>> Begin Given data

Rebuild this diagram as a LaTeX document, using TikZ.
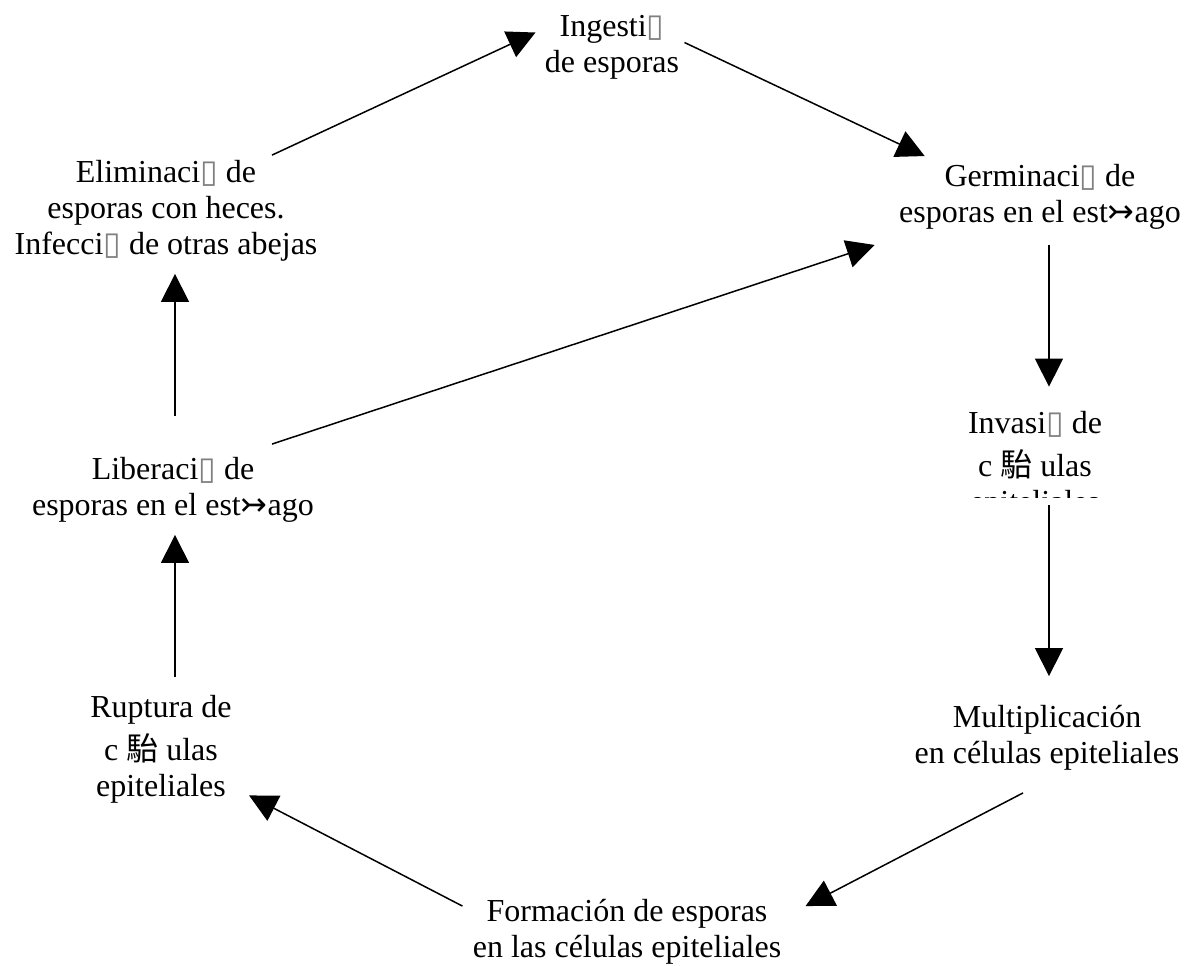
\documentclass[tikz,border=0pt]{standalone}
\usepackage{fontspec}
\setmainfont{Liberation Serif}
\newfontfamily\symfont{DejaVu Sans}
\newfontfamily\cjkfont{Noto Sans CJK SC}
\usetikzlibrary{arrows.meta,calc}
\newcommand{\nobox}{{\symfont\color{gray}▯}}
\newcommand{\arw}{{\symfont ↣}}
\newcommand{\kanji}{{\cjkfont 駘}}

\begin{document}
\begin{tikzpicture}[x=0.5pt,y=-0.5pt,
  stage/.style={align=center,inner sep=0pt,font=\fontsize{16}{18}\selectfont},
  flow/.style={line width=0.75pt,-{Triangle[length=14pt,width=14pt]}}]

\useasboundingbox (0,0) rectangle (1189,965);

%-------------------Stages--------------------%
\node[stage] (ingest) at (612,47) {Ingesti\nobox\\de esporas};
\node[stage] (germ) at (1040,197) {Germinaci\nobox{} de\\esporas en el est\arw ago};
\begin{scope}
\clip (880,380) rectangle (1189,497);
\node[stage] (invasion) at (1035,465) {Invasi\nobox{} de\\[3.5pt]c \kanji{} ulas\\epiteliales};
\end{scope}
\node[stage] (mult) at (1047,738) {Multiplicación\\en células epiteliales};
\node[stage] (form) at (627,932) {Formación de esporas\\en las células epiteliales};
\node[stage] (rupt) at (161,749) {Ruptura de\\[3.5pt]c \kanji{} ulas\\epiteliales};
\node[stage] (lib) at (173,490) {Liberaci\nobox{} de\\esporas en el est\arw ago};
\node[stage] (elim) at (166,211) {Eliminaci\nobox{} de\\esporas con heces.\\Infecci\nobox{} de otras abejas};
%----------------------------------------------%

%-------------------Cycle--------------------%
\draw[flow] ($(elim.north)+(106,-5)$) -- ($(ingest.west)+(-9,-14.5)$);
\draw[flow] ($(ingest.east)+(5,-4.5)$) -- ($(germ.north west)+(26,-8)$);
\draw[flow] ($(germ.south)+(9,15)$) -- ($(invasion.north)+(14,-24)$);
\draw[flow] ($(invasion.south)+(14,-14)$) -- ($(mult.north)+(2,-29)$);
\draw[flow] ($(mult.south)+(-24,22)$) -- ($(form.north east)+(24,7)$);
\draw[flow] ($(form.north west)+(-10,7)$) -- ($(rupt.south east)+(17,-8)$);
\draw[flow] ($(rupt.north)+(14,-18)$) -- ($(lib.south)+(2,12)$);
\draw[flow] ($(lib.north)+(2,-41)$) -- ($(elim.south)+(9,12)$);
\draw[flow] ($(lib.north)+(99,-13)$) -- ($(germ.south west)+(-24,15)$);
%----------------------------------------------%
\end{tikzpicture}
\end{document}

>> End Given data

All the lines above are to be reproduced exactly, except the pictures.

Rebuild this diagram as a LaTeX document, using TikZ.
\documentclass[tikz,border=0pt]{standalone}
\usepackage{fontspec}
\setmainfont{Liberation Serif}
\newfontfamily\symfont{DejaVu Sans}
\newfontfamily\cjkfont{Noto Sans CJK SC}
\usetikzlibrary{arrows.meta,calc}
\newcommand{\nobox}{{\symfont\color{gray}▯}}
\newcommand{\arw}{{\symfont ↣}}
\newcommand{\kanji}{{\cjkfont 駘}}

\begin{document}
\begin{tikzpicture}[x=0.5pt,y=-0.5pt,
  stage/.style={align=center,inner sep=0pt,font=\fontsize{16}{18}\selectfont},
  flow/.style={line width=0.75pt,-{Triangle[length=14pt,width=14pt]}}]

\useasboundingbox (0,0) rectangle (1189,965);

%-------------------Stages--------------------%
\node[stage] (ingest) at (612,47) {Ingesti\nobox\\de esporas};
\node[stage] (germ) at (1040,197) {Germinaci\nobox{} de\\esporas en el est\arw ago};
\begin{scope}
\clip (880,380) rectangle (1189,497);
\node[stage] (invasion) at (1035,465) {Invasi\nobox{} de\\[3.5pt]c \kanji{} ulas\\epiteliales};
\end{scope}
\node[stage] (mult) at (1047,738) {Multiplicación\\en células epiteliales};
\node[stage] (form) at (627,932) {Formación de esporas\\en las células epiteliales};
\node[stage] (rupt) at (161,749) {Ruptura de\\[3.5pt]c \kanji{} ulas\\epiteliales};
\node[stage] (lib) at (173,490) {Liberaci\nobox{} de\\esporas en el est\arw ago};
\node[stage] (elim) at (166,211) {Eliminaci\nobox{} de\\esporas con heces.\\Infecci\nobox{} de otras abejas};
%----------------------------------------------%

%-------------------Cycle--------------------%
\draw[flow] ($(elim.north)+(106,-5)$) -- ($(ingest.west)+(-9,-14.5)$);
\draw[flow] ($(ingest.east)+(5,-4.5)$) -- ($(germ.north west)+(26,-8)$);
\draw[flow] ($(germ.south)+(9,15)$) -- ($(invasion.north)+(14,-24)$);
\draw[flow] ($(invasion.south)+(14,-14)$) -- ($(mult.north)+(2,-29)$);
\draw[flow] ($(mult.south)+(-24,22)$) -- ($(form.north east)+(24,7)$);
\draw[flow] ($(form.north west)+(-10,7)$) -- ($(rupt.south east)+(17,-8)$);
\draw[flow] ($(rupt.north)+(14,-18)$) -- ($(lib.south)+(2,12)$);
\draw[flow] ($(lib.north)+(2,-41)$) -- ($(elim.south)+(9,12)$);
\draw[flow] ($(lib.north)+(99,-13)$) -- ($(germ.south west)+(-24,15)$);
%----------------------------------------------%
\end{tikzpicture}
\end{document}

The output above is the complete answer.